Dasher v. RBC Bank (USA), __ F.3d __, 2014 WL 504704 (11th Cir. Feb. 10,
2014), is a class action part of the larger Checking Account Overdraft
Multidistrict Litigation. As the 11th
Circuit explains, the original account agreement "contained an arbitration
clause with terms broad enough to cover this overdraft fee dispute.” When the bank
was acquired by another bank, it sent out to new account agreements with no
arbitration clause. In the 11th
Circuit, the bank cited a labor arbitration case stating there is “a
presumption of arbitrability in the sense that an order to arbitrate . . .
should not be denied unless it may be said with positive assurance that the
arbitration clause is not susceptible of an interpretation that covers the
asserted dispute.” AT&T Techs., Inc. v. Commc’ns Workers of Am., 475 U.S.

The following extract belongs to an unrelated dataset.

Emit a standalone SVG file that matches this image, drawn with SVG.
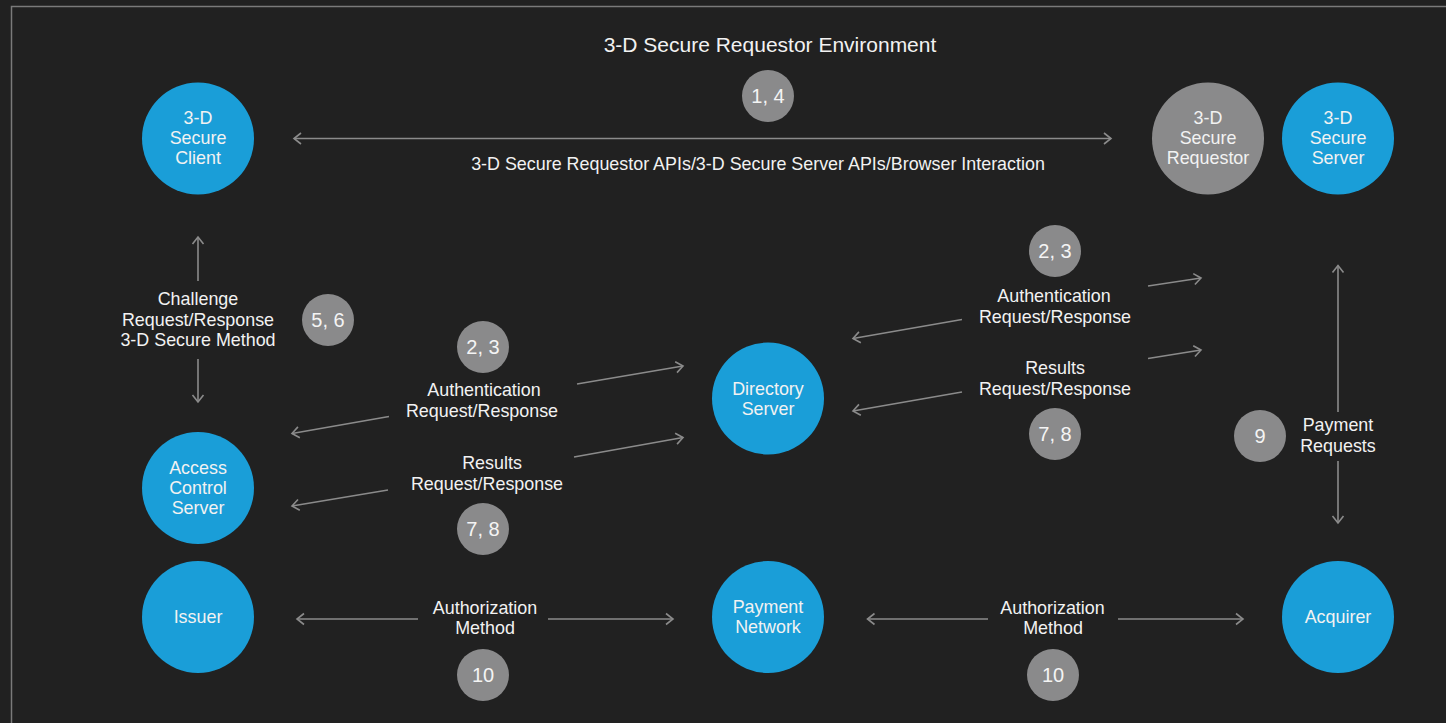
<svg xmlns="http://www.w3.org/2000/svg" width="1446" height="723" viewBox="0 0 1446 723">
<defs>
<style>
.bg{fill:#212121}
.frame{fill:none;stroke:#7a7a7a;stroke-width:1.5}
.blue{fill:#1a9ed8}
.gray{fill:#8a8a8b}
.t{font-family:"Liberation Sans",Arial,sans-serif;font-size:17.9px;fill:#f2f2f2;text-anchor:middle}
.num{font-family:"Liberation Sans",Arial,sans-serif;font-size:20px;fill:#f4f4f4;text-anchor:middle}
.title{font-family:"Liberation Sans",Arial,sans-serif;font-size:21px;fill:#f2f2f2;text-anchor:middle}
.ln{fill:none;stroke:#8b8b8b;stroke-width:1.6}
</style>
<marker id="ah" markerUnits="userSpaceOnUse" viewBox="0 0 10 14" markerWidth="10" markerHeight="14" refX="8" refY="7" orient="auto-start-reverse">
<path d="M1,1.5 L8,7 L1,12.5" fill="none" stroke="#8b8b8b" stroke-width="1.6"/>
</marker>
</defs>
<rect class="bg" x="0" y="0" width="1446" height="723"/>
<rect class="frame" x="11.5" y="6.5" width="1460" height="740"/>

<text class="title" x="770" y="52">3-D Secure Requestor Environment</text>

<g id="connectors">
<line class="ln" x1="294" y1="138.5" x2="1111" y2="138.5" marker-start="url(#ah)" marker-end="url(#ah)"/>
<line class="ln" x1="198" y1="281" x2="198" y2="237" marker-end="url(#ah)"/>
<line class="ln" x1="198" y1="359" x2="198" y2="402" marker-end="url(#ah)"/>
<line class="ln" x1="577" y1="384" x2="683" y2="366" marker-end="url(#ah)"/>
<line class="ln" x1="389" y1="416.5" x2="292" y2="433.5" marker-end="url(#ah)"/>
<line class="ln" x1="574" y1="457" x2="683" y2="437.5" marker-end="url(#ah)"/>
<line class="ln" x1="388" y1="490" x2="292" y2="506" marker-end="url(#ah)"/>
<line class="ln" x1="1148" y1="286" x2="1201" y2="278" marker-end="url(#ah)"/>
<line class="ln" x1="962" y1="319.5" x2="853" y2="338.5" marker-end="url(#ah)"/>
<line class="ln" x1="1148" y1="358.5" x2="1201" y2="350" marker-end="url(#ah)"/>
<line class="ln" x1="962" y1="392" x2="853" y2="411" marker-end="url(#ah)"/>
<line class="ln" x1="1338" y1="412" x2="1338" y2="265.5" marker-end="url(#ah)"/>
<line class="ln" x1="1338" y1="461" x2="1338" y2="523" marker-end="url(#ah)"/>
<line class="ln" x1="418" y1="619" x2="297" y2="619" marker-end="url(#ah)"/>
<line class="ln" x1="548" y1="619" x2="673" y2="619" marker-end="url(#ah)"/>
<line class="ln" x1="988" y1="619" x2="867.5" y2="619" marker-end="url(#ah)"/>
<line class="ln" x1="1118" y1="619" x2="1243" y2="619" marker-end="url(#ah)"/>
<text class="t" x="758" y="170">3-D Secure Requestor APIs/3-D Secure Server APIs/Browser Interaction</text>
<text class="t" x="198" y="305">Challenge</text>
<text class="t" x="198" y="325.5">Request/Response</text>
<text class="t" x="198" y="346">3-D Secure Method</text>
<text class="t" x="484" y="396">Authentication</text>
<text class="t" x="482" y="416.5">Request/Response</text>
<text class="t" x="492" y="469">Results</text>
<text class="t" x="487" y="489.5">Request/Response</text>
<text class="t" x="1054" y="302">Authentication</text>
<text class="t" x="1055" y="322.5">Request/Response</text>
<text class="t" x="1055" y="374">Results</text>
<text class="t" x="1055" y="394.5">Request/Response</text>
<text class="t" x="1338" y="431">Payment</text>
<text class="t" x="1338" y="451.5">Requests</text>
<text class="t" x="485" y="613.5">Authorization</text>
<text class="t" x="485" y="634">Method</text>
<text class="t" x="1052.5" y="613.5">Authorization</text>
<text class="t" x="1053" y="634">Method</text>
</g>

<g id="step-1-4"><circle class="gray" cx="768" cy="96" r="26"/><text class="num" x="768" y="103">1, 4</text></g>
<g id="step-5-6"><circle class="gray" cx="328" cy="320" r="26"/><text class="num" x="328" y="327">5, 6</text></g>
<g id="step-2-3-left"><circle class="gray" cx="483" cy="347" r="26"/><text class="num" x="483" y="354">2, 3</text></g>
<g id="step-7-8-left"><circle class="gray" cx="483" cy="529" r="26"/><text class="num" x="483" y="536">7, 8</text></g>
<g id="step-2-3-right"><circle class="gray" cx="1055" cy="251" r="26"/><text class="num" x="1055" y="258">2, 3</text></g>
<g id="step-7-8-right"><circle class="gray" cx="1055" cy="434" r="26"/><text class="num" x="1055" y="441">7, 8</text></g>
<g id="step-9"><circle class="gray" cx="1260" cy="436" r="26"/><text class="num" x="1260" y="443">9</text></g>
<g id="step-10-left"><circle class="gray" cx="483" cy="675" r="26"/><text class="num" x="483" y="682">10</text></g>
<g id="step-10-right"><circle class="gray" cx="1053" cy="675" r="26"/><text class="num" x="1053" y="682">10</text></g>

<g id="secure-client"><circle class="blue" cx="198" cy="138.5" r="56"/><text class="t" x="198" y="124">3-D</text><text class="t" x="198" y="144">Secure</text><text class="t" x="198" y="164">Client</text></g>
<g id="secure-requestor"><circle class="gray" cx="1208" cy="138.5" r="56"/><text class="t" x="1208" y="124">3-D</text><text class="t" x="1208" y="144">Secure</text><text class="t" x="1208" y="164">Requestor</text></g>
<g id="secure-server"><circle class="blue" cx="1338" cy="138.5" r="56"/><text class="t" x="1338" y="124">3-D</text><text class="t" x="1338" y="144">Secure</text><text class="t" x="1338" y="164">Server</text></g>
<g id="access-control-server"><circle class="blue" cx="198" cy="488" r="56"/><text class="t" x="198" y="474">Access</text><text class="t" x="198" y="494">Control</text><text class="t" x="198" y="514">Server</text></g>
<g id="directory-server"><circle class="blue" cx="768" cy="398.5" r="56"/><text class="t" x="768" y="395">Directory</text><text class="t" x="768" y="415">Server</text></g>
<g id="issuer"><circle class="blue" cx="198" cy="617" r="56"/><text class="t" x="198" y="623">Issuer</text></g>
<g id="payment-network"><circle class="blue" cx="768" cy="617" r="56"/><text class="t" x="768" y="613">Payment</text><text class="t" x="768" y="633">Network</text></g>
<g id="acquirer"><circle class="blue" cx="1338" cy="617" r="56"/><text class="t" x="1338" y="623">Acquirer</text></g>
</svg>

643, 650, 106 S. Ct. 1415, 1419 (1986) (internal quotation marks omitted). The 11th Circuit rejected this
argument by citing a labor arbitration case holding that this presumption of
arbitrability applies when an “arbitration agreement is ambiguous about whether
it covers the dispute at hand.” Granite Rock Co. v. Int’l Bhd. of Teamsters,
561 U.S. 287, __, 130 S. Ct. 2847, 2858 (2010). The FAA’s presumption is
inapplicable in this situation, as courts are to apply “the presumption of
arbitrability only where a validly formed and enforceable arbitration agreement
is ambiguous about whether it covers the dispute at hand.” Granite Rock, 561
U.S. at __, 130 S. Ct. at 2858 (emphasis added).